About a week before, whilst walking the dogs with my eldest brother, he had cautioned me from being too expectant. He had been to the Mandarin Orientals’ flagship restaurant a few months previous and, he glibly expressed, had had his eager hopes crushed. I didn’t take too much heed. This is a guy who lived on Walls sausages and peanut butter alone until after university. His wife had apparently, to his dismay, loved it. I shall be taking her culinary advice from henceforth. He was wrong.
So I knew what I was going to have. We started with a glass of 2006 Moet each. Obviously. They brought us bread. It’s difficult to get excited about bread…wrong. We got very excited about the bread and the moreish disk of fattening butter next to it. Too much butter for four slices of bread? Not today.
And so we ordered and received starters. One of us got Earl Grey cured Salmon (£17) and the other got Meat Fruit (£17.50). No prizes for guessing who ordered meat. I was so impressed with it that I can admit trying the salmon across from me (I do NOT waste my time with fish…normally) and even that was striking. But nobody cares: back to the meat. A pate dipped and set in a mandarin jelly, made to look like a mandarin itself. It was triumphant. Smooth and buttery, yes, but the best compliment I could pay it is thus: even after you get over the fact that it’s pate that looks like fruit… it is still the best pate you’ve ever had.
Where some restaurants are lucky to have one famous signature dish, Dinner has two. You are asked to order the Tipsy Cake (£14.50) with your mains as the cake that is served with the rotisserie pineapple is made to order. I did order it – this is perhaps unadventurous but I couldn’t care less. I wanted the two dishes that this place is known for. Both were excellent and it doesn’t matter anyway – I’ll be coming back asap – even if I will be having the same starter.

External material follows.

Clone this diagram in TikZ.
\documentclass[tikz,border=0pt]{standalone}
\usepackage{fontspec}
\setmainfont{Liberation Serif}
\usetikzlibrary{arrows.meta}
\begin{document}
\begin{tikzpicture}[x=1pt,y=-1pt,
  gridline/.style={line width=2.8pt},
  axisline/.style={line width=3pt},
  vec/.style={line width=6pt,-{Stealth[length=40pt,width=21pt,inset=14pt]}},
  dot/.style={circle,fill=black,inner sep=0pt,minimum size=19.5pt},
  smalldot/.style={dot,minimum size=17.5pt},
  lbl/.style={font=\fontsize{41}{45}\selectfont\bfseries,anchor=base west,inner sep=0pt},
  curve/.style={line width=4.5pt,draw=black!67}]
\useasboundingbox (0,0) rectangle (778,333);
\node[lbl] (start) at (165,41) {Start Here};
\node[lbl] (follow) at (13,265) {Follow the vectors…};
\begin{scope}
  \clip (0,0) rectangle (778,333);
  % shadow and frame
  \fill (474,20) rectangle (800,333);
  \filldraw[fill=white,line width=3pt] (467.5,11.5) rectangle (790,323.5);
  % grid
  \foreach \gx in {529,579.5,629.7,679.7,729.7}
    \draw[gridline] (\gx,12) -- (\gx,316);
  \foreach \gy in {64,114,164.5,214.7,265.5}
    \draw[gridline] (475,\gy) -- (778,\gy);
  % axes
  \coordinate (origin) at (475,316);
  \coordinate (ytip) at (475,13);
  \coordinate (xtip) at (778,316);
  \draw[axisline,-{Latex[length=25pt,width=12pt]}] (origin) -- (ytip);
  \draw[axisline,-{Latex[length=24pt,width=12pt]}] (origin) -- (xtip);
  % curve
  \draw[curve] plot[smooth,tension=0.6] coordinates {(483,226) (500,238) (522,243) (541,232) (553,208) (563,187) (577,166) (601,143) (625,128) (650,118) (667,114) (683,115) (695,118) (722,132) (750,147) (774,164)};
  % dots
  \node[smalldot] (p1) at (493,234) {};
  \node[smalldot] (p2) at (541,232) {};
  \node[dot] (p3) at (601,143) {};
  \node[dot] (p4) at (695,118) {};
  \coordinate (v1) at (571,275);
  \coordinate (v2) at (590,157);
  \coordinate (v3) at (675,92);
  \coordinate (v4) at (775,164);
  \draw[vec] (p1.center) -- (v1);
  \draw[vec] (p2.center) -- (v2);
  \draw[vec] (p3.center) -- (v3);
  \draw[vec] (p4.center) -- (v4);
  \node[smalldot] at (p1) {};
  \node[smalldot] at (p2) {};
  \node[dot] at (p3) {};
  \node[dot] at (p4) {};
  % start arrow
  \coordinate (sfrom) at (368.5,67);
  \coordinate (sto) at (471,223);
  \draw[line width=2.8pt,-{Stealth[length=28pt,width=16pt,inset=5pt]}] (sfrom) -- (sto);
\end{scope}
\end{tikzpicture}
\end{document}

We both shared the Bone in Rib of Hereford Prime for 2 (£85). It was the first time that I’ve tried Triple Cooked Chips (Heston’s first ever recipe) and they didn’t let me down. A glass like crust surrounding perfectly fluffy centres of sexy spuds. Yes, sexy spuds. They…like everything else…were simply brilliant.
I wish I could find a small fault but if truth be told… I can’t and I don’t want to.
I’ve not mentioned the service (which was spot-on as you would expect) or the views across the park or into the square open-kitchen with Pineapple rotisserie on show – these all added to the occasion.
But no: Dinner by Heston is about exceptionally prepared food. It is Blumenthal – only on a small dose of Lorazepam. It is him: just slightly less wacky. Unlike (I suspect, because I still desperately long to go there) The Fat Duck – you could eat here three or four days a week: because it’s not all about the experience and the surprise. Yes they dip there pate’s in jelly and create ice-creams from liquids at the table and no doubt the salt in our butter came from some remote corner of the Aegaen sea, collected only by naked virgins and sent to London on BA First Class. But that’s Heston. He is utterly fucking mad. But crazy is great – and it only gets greater when somebody tells ‘Crazy’ to calm the hell down.
And so this is a Brasserie of the highest order where brilliantly prepared recipes of genius can be enjoyed in a comfortable setting. It, for me, is well worth its double Michelin. So if you don’t like it, fair enough… go back to your Walls and peanut butter mate: because you haven’t got a clue.
Price: £272.69 (£95 on booze, £30 service)
By the way and as a footnote: if you have a spare £5.5m for a one bed flat… there’s one for sale in One Hyde Park. And the reason to buy there my friends – Dinner by Heston room service! I’d have head chef Ashley Palmer-Watts on speed-dial 1.